**Given task:** Return all of the entries word for word, but omit the pictures they contain.

**Material provided:**

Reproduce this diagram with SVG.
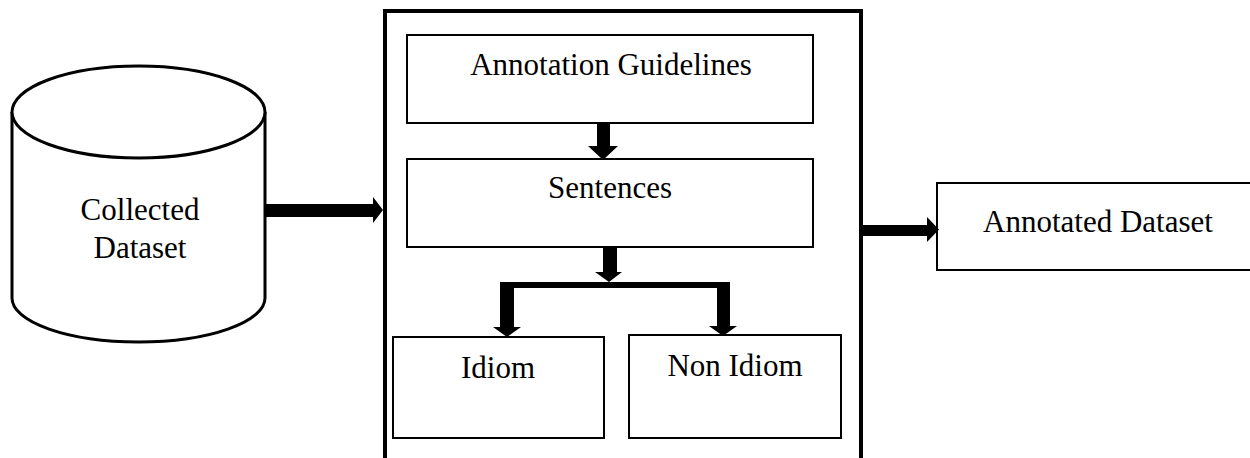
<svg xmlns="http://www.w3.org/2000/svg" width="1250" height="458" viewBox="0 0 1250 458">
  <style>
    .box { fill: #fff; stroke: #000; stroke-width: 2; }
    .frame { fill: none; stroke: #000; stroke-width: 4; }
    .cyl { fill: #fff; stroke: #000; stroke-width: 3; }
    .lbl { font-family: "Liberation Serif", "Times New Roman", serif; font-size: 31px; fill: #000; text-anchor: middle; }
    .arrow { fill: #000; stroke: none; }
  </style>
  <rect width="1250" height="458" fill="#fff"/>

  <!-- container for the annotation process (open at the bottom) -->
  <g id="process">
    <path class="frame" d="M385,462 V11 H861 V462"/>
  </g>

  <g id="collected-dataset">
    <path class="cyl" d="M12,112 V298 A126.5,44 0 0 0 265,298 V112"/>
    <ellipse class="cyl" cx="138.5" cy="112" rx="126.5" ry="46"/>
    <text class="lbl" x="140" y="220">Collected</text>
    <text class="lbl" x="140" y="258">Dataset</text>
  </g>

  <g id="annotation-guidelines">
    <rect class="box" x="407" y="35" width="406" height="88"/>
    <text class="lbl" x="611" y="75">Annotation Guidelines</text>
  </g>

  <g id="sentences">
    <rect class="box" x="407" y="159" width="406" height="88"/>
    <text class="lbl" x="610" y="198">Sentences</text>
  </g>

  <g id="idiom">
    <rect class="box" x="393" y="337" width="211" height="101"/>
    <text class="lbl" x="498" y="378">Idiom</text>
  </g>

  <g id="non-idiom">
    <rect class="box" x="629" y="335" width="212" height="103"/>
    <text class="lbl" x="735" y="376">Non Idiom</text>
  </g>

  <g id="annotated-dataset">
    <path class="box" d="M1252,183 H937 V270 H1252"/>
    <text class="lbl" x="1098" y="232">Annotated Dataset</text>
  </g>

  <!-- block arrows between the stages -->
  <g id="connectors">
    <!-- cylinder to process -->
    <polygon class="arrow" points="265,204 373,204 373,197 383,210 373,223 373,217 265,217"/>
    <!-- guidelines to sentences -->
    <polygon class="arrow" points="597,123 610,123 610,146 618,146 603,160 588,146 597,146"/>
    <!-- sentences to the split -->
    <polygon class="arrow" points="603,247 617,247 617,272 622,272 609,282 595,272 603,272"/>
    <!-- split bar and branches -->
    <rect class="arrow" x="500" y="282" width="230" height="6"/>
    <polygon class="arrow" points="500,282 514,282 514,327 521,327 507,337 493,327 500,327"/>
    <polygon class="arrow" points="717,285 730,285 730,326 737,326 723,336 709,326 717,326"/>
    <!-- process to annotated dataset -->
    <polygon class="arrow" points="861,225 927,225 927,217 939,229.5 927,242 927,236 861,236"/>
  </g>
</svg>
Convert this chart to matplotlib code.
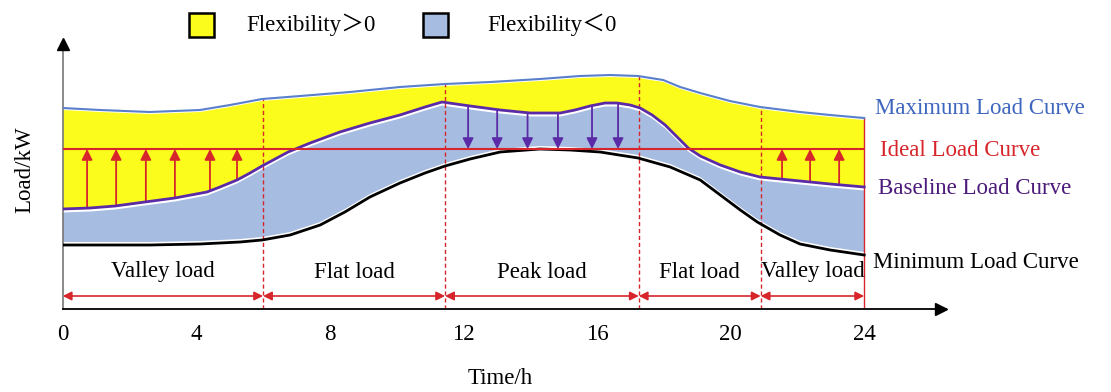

**Full solution:**
Reproduce this diagram with SVG.
<svg xmlns="http://www.w3.org/2000/svg" width="1250" height="458" viewBox="0 0 1250 458">
  <style>
    .box { fill: #fff; stroke: #000; stroke-width: 2; }
    .frame { fill: none; stroke: #000; stroke-width: 4; }
    .cyl { fill: #fff; stroke: #000; stroke-width: 3; }
    .lbl { font-family: "Liberation Serif", "Times New Roman", serif; font-size: 31px; fill: #000; text-anchor: middle; }
    .arrow { fill: #000; stroke: none; }
  </style>
  <rect width="1250" height="458" fill="#fff"/>

  <!-- container for the annotation process (open at the bottom) -->
  <g id="process">
    <path class="frame" d="M385,462 V11 H861 V462"/>
  </g>

  <g id="collected-dataset">
    <path class="cyl" d="M12,112 V298 A126.5,44 0 0 0 265,298 V112"/>
    <ellipse class="cyl" cx="138.5" cy="112" rx="126.5" ry="46"/>
    <text class="lbl" x="140" y="220">Collected</text>
    <text class="lbl" x="140" y="258">Dataset</text>
  </g>

  <g id="annotation-guidelines">
    <rect class="box" x="407" y="35" width="406" height="88"/>
    <text class="lbl" x="611" y="75">Annotation Guidelines</text>
  </g>

  <g id="sentences">
    <rect class="box" x="407" y="159" width="406" height="88"/>
    <text class="lbl" x="610" y="198">Sentences</text>
  </g>

  <g id="idiom">
    <rect class="box" x="393" y="337" width="211" height="101"/>
    <text class="lbl" x="498" y="378">Idiom</text>
  </g>

  <g id="non-idiom">
    <rect class="box" x="629" y="335" width="212" height="103"/>
    <text class="lbl" x="735" y="376">Non Idiom</text>
  </g>

  <g id="annotated-dataset">
    <path class="box" d="M1252,183 H937 V270 H1252"/>
    <text class="lbl" x="1098" y="232">Annotated Dataset</text>
  </g>

  <!-- block arrows between the stages -->
  <g id="connectors">
    <!-- cylinder to process -->
    <polygon class="arrow" points="265,204 373,204 373,197 383,210 373,223 373,217 265,217"/>
    <!-- guidelines to sentences -->
    <polygon class="arrow" points="597,123 610,123 610,146 618,146 603,160 588,146 597,146"/>
    <!-- sentences to the split -->
    <polygon class="arrow" points="603,247 617,247 617,272 622,272 609,282 595,272 603,272"/>
    <!-- split bar and branches -->
    <rect class="arrow" x="500" y="282" width="230" height="6"/>
    <polygon class="arrow" points="500,282 514,282 514,327 521,327 507,337 493,327 500,327"/>
    <polygon class="arrow" points="717,285 730,285 730,326 737,326 723,336 709,326 717,326"/>
    <!-- process to annotated dataset -->
    <polygon class="arrow" points="861,225 927,225 927,217 939,229.5 927,242 927,236 861,236"/>
  </g>
</svg>
Convert this chart to matplotlib code.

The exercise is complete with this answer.